▶ _Instructions to follow_
Your output must be the lines below from the line containing "Output the component" to the line containing "Chart.register(...registerables);", both lines included, reproduced exactly and without pictures.
########################################
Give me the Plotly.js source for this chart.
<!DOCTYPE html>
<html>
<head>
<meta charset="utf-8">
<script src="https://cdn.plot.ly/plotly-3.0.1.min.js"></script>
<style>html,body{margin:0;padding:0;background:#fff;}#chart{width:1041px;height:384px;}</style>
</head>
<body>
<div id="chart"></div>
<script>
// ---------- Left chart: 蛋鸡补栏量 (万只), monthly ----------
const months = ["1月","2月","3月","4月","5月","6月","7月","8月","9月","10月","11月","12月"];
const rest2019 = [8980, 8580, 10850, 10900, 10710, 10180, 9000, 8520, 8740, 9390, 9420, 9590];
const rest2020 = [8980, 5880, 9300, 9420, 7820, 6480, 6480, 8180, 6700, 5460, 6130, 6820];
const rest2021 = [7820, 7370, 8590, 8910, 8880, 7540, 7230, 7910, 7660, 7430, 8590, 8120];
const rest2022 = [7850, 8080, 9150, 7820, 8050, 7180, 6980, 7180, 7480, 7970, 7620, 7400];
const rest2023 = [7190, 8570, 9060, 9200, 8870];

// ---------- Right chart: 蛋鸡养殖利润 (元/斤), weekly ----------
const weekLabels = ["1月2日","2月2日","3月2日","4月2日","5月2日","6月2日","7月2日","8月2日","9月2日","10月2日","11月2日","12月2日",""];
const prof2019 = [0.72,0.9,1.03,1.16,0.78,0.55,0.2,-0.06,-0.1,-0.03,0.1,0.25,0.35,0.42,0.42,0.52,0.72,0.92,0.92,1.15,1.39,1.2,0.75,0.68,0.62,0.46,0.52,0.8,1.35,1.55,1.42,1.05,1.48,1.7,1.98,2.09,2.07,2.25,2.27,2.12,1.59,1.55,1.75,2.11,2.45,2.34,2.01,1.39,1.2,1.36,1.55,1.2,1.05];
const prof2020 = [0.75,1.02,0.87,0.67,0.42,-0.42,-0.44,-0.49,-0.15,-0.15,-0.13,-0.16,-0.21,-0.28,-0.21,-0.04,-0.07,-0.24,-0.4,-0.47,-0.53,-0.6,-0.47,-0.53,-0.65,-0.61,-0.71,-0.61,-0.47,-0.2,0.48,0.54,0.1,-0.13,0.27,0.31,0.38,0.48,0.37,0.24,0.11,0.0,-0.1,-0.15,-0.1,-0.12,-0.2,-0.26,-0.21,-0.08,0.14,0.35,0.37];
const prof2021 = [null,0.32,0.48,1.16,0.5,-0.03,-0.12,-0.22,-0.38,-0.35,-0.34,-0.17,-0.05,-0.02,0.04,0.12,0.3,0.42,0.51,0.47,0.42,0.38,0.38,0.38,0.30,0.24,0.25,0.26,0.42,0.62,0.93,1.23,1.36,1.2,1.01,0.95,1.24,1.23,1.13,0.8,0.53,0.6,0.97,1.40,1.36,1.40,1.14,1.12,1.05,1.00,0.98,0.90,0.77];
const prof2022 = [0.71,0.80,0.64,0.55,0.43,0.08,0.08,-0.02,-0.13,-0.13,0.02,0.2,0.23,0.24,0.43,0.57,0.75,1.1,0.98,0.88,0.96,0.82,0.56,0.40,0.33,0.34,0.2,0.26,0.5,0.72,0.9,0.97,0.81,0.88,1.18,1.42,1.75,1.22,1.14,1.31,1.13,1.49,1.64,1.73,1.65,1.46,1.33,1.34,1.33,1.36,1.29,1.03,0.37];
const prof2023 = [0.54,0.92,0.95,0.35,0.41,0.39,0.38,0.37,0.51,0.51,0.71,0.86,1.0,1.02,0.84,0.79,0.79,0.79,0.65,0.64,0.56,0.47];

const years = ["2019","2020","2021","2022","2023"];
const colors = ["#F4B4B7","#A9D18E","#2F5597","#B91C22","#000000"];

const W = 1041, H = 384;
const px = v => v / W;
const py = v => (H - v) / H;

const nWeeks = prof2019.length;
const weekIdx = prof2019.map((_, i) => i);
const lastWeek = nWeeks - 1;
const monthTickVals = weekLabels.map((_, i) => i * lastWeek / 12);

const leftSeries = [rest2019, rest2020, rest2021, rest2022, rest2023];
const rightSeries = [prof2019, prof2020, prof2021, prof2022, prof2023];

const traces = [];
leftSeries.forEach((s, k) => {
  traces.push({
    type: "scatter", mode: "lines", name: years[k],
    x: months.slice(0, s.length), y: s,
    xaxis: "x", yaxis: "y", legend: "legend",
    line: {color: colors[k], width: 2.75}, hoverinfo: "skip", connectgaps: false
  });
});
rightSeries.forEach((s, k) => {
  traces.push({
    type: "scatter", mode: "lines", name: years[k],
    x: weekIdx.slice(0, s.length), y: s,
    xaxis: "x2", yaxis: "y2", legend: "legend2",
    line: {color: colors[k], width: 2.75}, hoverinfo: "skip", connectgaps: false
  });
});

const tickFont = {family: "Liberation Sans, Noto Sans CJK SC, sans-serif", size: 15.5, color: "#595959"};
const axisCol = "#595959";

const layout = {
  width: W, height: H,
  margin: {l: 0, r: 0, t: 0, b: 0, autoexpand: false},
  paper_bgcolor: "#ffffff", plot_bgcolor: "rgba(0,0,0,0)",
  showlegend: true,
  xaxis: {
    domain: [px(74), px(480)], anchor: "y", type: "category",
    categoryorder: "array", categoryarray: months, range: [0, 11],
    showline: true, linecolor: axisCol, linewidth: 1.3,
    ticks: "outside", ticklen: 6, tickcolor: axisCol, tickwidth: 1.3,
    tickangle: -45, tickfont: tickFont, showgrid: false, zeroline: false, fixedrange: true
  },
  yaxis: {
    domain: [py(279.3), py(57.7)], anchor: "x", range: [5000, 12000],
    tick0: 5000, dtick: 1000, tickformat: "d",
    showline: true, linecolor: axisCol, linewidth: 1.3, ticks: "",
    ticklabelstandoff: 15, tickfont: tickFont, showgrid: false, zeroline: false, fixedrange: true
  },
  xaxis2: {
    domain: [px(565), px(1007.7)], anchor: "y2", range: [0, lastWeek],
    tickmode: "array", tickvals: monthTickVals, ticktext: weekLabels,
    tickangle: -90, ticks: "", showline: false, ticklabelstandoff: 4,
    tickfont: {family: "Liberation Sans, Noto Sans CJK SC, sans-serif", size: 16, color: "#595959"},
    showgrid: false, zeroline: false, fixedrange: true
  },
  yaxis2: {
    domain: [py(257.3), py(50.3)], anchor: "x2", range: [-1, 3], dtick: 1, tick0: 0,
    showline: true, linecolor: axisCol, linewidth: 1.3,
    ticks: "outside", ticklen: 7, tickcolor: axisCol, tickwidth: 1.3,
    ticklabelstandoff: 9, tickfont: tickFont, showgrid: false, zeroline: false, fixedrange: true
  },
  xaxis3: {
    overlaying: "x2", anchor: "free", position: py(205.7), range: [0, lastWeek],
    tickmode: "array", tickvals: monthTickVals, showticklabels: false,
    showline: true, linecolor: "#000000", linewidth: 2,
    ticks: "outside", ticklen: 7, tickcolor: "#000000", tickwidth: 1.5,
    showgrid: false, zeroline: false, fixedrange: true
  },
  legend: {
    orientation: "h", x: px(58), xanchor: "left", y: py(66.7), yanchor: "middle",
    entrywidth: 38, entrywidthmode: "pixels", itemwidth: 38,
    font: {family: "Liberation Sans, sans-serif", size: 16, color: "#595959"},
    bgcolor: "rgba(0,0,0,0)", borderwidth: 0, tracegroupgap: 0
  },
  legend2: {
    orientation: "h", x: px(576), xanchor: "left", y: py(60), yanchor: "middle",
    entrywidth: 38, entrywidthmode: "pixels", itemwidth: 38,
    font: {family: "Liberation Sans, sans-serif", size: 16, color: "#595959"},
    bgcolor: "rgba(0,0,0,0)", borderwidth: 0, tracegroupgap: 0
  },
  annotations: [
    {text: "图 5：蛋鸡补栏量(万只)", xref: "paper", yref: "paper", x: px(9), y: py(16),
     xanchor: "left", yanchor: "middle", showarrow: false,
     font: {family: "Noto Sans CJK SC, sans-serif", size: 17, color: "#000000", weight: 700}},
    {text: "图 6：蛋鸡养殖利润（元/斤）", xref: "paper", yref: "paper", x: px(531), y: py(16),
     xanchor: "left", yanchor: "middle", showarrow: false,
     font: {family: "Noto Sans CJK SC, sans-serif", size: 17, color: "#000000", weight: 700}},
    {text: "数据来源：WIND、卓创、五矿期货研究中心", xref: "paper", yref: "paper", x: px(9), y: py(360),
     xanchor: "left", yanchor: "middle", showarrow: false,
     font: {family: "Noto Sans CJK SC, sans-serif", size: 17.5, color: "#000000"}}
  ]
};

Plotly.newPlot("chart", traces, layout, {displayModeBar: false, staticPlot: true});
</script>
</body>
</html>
########################################
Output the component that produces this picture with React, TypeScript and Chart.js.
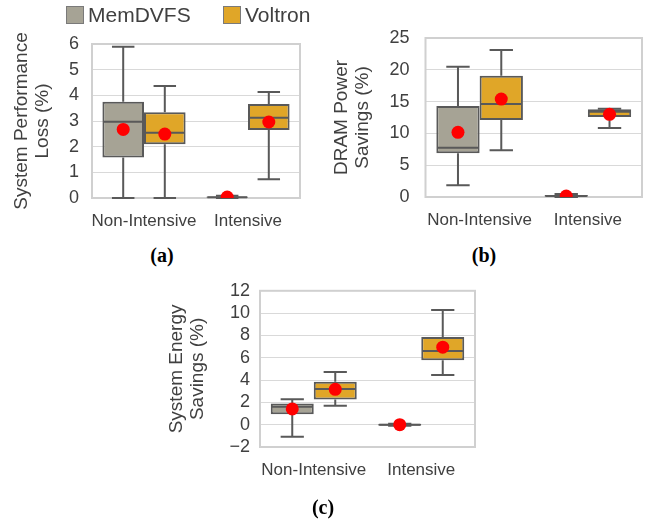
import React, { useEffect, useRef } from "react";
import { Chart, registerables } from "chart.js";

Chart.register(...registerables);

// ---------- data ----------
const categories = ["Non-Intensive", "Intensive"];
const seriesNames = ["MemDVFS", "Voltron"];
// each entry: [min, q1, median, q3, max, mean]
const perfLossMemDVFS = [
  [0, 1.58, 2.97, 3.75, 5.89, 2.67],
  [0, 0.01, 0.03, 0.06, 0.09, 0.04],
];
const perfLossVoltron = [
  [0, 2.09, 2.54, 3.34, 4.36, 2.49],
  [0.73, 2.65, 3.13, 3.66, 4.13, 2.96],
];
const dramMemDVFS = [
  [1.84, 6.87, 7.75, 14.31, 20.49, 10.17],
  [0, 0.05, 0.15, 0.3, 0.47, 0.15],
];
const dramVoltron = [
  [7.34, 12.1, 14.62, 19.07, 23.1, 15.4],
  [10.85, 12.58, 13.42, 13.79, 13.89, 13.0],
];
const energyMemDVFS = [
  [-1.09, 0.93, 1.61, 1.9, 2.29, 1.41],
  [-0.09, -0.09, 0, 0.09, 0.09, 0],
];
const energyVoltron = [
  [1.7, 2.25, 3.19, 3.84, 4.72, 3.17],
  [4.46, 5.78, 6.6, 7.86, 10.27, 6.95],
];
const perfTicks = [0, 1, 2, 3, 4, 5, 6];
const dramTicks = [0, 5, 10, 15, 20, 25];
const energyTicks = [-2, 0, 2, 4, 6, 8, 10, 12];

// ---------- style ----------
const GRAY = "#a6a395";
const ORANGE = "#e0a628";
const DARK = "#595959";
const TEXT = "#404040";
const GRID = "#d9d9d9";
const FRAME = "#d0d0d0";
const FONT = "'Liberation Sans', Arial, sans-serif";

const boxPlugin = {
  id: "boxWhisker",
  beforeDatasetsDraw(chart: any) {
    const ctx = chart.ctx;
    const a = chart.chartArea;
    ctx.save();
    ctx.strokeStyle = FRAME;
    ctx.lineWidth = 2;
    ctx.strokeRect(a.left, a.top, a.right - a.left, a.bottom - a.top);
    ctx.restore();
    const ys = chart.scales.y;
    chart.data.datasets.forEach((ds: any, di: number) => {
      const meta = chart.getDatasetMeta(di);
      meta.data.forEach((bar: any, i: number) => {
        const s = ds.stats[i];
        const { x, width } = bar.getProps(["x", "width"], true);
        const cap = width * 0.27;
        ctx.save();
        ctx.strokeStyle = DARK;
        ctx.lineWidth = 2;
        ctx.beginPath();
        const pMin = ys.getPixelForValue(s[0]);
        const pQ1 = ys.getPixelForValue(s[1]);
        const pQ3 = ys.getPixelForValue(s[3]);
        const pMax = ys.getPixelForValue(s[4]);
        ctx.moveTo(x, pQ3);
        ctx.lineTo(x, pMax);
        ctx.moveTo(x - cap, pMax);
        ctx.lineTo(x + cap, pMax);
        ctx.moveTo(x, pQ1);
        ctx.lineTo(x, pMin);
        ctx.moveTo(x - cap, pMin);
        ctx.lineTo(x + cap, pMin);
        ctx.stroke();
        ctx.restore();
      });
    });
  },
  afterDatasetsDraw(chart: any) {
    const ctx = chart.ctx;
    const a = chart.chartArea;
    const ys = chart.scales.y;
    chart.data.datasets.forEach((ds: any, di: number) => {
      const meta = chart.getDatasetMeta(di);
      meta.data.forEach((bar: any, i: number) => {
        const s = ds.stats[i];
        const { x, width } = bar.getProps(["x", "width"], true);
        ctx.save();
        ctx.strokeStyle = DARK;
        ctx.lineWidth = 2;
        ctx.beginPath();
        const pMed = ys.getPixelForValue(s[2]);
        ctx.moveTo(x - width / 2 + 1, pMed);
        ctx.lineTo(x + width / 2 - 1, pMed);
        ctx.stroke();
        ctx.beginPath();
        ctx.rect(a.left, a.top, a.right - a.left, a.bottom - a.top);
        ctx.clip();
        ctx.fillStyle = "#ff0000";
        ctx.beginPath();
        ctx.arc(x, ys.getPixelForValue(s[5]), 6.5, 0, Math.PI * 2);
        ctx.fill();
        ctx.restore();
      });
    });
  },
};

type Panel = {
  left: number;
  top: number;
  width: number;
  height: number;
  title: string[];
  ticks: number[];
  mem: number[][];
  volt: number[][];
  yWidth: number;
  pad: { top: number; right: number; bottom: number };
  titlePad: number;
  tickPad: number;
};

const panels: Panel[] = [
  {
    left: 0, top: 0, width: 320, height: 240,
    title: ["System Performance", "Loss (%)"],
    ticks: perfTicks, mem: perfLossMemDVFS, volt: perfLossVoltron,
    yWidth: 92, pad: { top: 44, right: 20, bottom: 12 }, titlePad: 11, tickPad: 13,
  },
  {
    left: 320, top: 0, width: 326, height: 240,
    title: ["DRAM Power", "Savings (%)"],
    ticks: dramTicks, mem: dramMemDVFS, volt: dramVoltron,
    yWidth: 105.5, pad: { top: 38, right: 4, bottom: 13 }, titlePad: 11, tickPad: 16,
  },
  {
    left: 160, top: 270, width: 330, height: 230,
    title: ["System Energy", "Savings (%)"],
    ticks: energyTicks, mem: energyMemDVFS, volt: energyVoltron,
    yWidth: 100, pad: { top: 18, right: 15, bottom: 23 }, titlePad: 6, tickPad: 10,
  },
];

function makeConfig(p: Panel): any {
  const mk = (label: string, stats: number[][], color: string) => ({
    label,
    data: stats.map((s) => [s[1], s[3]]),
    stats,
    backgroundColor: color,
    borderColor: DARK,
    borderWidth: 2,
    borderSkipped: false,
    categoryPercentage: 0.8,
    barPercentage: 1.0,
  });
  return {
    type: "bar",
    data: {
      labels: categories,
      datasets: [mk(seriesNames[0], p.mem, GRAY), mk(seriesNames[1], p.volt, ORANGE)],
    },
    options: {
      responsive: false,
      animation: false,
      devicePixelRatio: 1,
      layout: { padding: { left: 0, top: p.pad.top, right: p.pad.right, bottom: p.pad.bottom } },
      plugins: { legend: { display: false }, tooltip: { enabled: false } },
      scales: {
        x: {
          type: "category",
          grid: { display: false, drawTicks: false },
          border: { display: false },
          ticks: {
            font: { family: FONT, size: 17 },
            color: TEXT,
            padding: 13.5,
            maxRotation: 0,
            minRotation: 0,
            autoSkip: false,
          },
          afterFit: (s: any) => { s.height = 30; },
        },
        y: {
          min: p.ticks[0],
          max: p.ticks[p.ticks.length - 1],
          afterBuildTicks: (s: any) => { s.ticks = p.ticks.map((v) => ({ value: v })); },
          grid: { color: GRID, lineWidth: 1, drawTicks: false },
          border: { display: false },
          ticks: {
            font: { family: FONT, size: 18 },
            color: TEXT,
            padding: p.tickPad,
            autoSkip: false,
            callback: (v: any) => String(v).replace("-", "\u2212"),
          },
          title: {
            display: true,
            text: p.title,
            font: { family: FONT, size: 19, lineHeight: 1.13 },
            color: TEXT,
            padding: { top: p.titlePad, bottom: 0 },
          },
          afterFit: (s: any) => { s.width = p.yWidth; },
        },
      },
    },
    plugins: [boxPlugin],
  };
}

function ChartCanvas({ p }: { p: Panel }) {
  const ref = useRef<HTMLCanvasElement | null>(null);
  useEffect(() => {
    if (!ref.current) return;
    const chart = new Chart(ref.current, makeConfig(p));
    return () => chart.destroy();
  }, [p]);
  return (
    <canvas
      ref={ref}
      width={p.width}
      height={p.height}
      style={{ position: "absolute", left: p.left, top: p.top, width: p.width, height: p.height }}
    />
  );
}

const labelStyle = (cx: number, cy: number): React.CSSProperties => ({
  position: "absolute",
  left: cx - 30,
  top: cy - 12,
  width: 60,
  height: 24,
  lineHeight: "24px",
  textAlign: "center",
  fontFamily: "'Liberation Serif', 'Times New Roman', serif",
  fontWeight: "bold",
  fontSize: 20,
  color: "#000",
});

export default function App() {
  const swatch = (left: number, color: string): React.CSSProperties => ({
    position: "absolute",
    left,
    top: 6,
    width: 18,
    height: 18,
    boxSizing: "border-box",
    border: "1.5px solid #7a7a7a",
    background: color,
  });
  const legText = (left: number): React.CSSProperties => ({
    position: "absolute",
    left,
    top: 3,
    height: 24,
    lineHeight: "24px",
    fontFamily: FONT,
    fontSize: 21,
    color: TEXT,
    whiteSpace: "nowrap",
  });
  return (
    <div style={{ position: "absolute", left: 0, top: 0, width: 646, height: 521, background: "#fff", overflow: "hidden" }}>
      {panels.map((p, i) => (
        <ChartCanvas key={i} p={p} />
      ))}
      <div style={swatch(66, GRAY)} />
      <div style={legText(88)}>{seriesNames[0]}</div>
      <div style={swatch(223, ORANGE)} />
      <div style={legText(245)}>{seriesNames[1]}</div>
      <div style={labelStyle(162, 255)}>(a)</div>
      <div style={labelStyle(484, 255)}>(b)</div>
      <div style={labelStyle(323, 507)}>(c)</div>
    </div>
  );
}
########################################
▶ _Task answer_
Output the component that produces this picture with React, TypeScript and Chart.js.
import React, { useEffect, useRef } from "react";
import { Chart, registerables } from "chart.js";

Chart.register(...registerables);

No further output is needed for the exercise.